El-Nabawi may be melodramatic, but the film in which he stars is revolutionary in other aspects, foremost in its daring dialogue. I was curious to know how the film had slipped past the censors. There are references to the country being more like a monarchy, to five per cent of the population living well while the rest are kicked around, to the six or so families that run all of the country's businesses. There is a joke about what happens between the Baba Ghanouj and Umm Ali when you put Viagra in the refrigerator. There are also scenes that contain references to the US Embassy poking its nose into religious sentiments in Egypt.
"I don't self-censor," Atef remarks. "They were convinced by my arguments that I wasn't dealing with taboos." Maybe so, but it was a big leap of faith for the censorship office to let all these things go, and Atef thinks it signals a wider margin of freedom for filmmakers to speak through.
"Our generation, those between 25 and 35, are starting to get involved in cinema, journalism and business," he says. "Once we get the posts, we'll be able to influence those who are younger more." For Atef, Omar 2000 , which cost some LE2.5 million to make, is a case in point; it is among 10 films by new directors to be released this year. Although box office proceeds may not turn a profit, producers can now depend on a number of other outlets to recoup their costs, including television and satellite television rights, video and foreign distribution.
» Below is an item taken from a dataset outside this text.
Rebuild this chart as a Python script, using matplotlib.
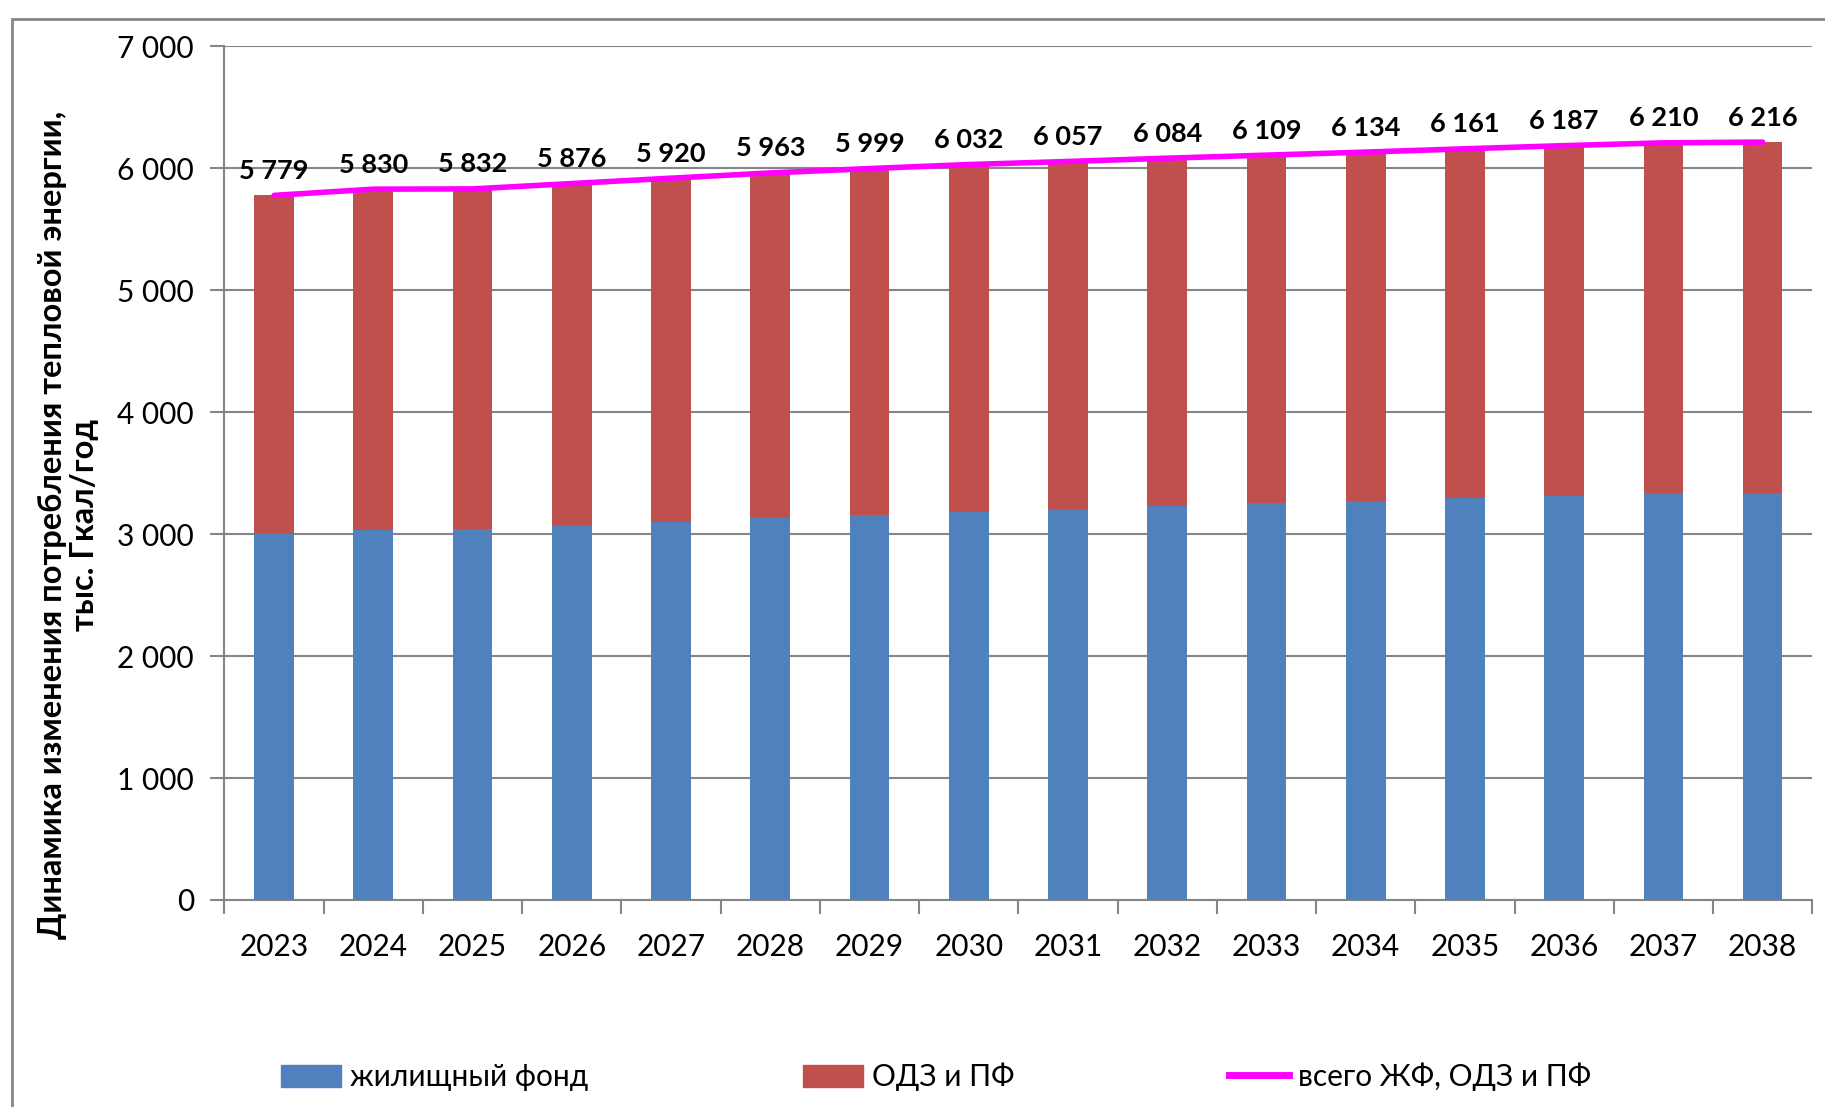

"Viagra is here!": devil-worshippers rage in Omar 2000; the director on the street (right)
Omar 2000's original script featuring two neighbours, one of whom becomes a fundamentalist, the other a devil-worshipper, underwent 13 rewrites by Atef. Even so, Atef admits that because he's trying to speak about so many things, the film may come across as a first film by a new director trying to say everything that's on his mind. Heavy themes sometimes make the film seem to be of the dreaded genre of lauded festival films with no popular appeal. Atef denies the charge. "I want to make movies that affect thoughts, feelings, and nerves," he says.
As to festivals, Atef has plenty of experience. At the age of 24, he was vice president of the Ismailia Film Festival and five of his short films have been shown in more than 25 festivals around the world. The nine prizes the film picked up in Alexandria total some LE120,000.
Atef's next film is tentatively titled "Open Air Circus", but he's reluctant to divulge many details about the plot or a possible cast. The format of Omar 2000, which features a string of disconnected scenes counting down to Omar's thirtieth birthday, has been criticised by almost a quarter of its viewers as in some sense forced, or "artificial" -- a fact that is taken by Atef to mean the audience has become complacent with the standard, more traditional plot-line. And yet, Atef notes, the format is similar to tales like One Thousand and One Nights and the stories of Abu Zeid Al-Hilali, which follow one after the other without necessarily having anything to do with each other.
In his efforts to experiment in form and technique, Atef tried some rather unorthodox methods of inspiring his actors, including using music and smells to set the mood. The method seemed to be more effective for both Mona Zaki and Ahmed Helmi, who put on stellar performances. Atef also studied the paintings of Kandinsky, Matisse and Haring and based the lighting of each scene on the palette of a particular work.
One is tempted to draw comparisons between the 29-year-old director and his protagonist, but Atef insists that he is not the depressed 30-year-old Omar. He claims that he is closer to the character of the gravedigger Ahmed, a person who is able to "extract positive life lessons from grim surroundings."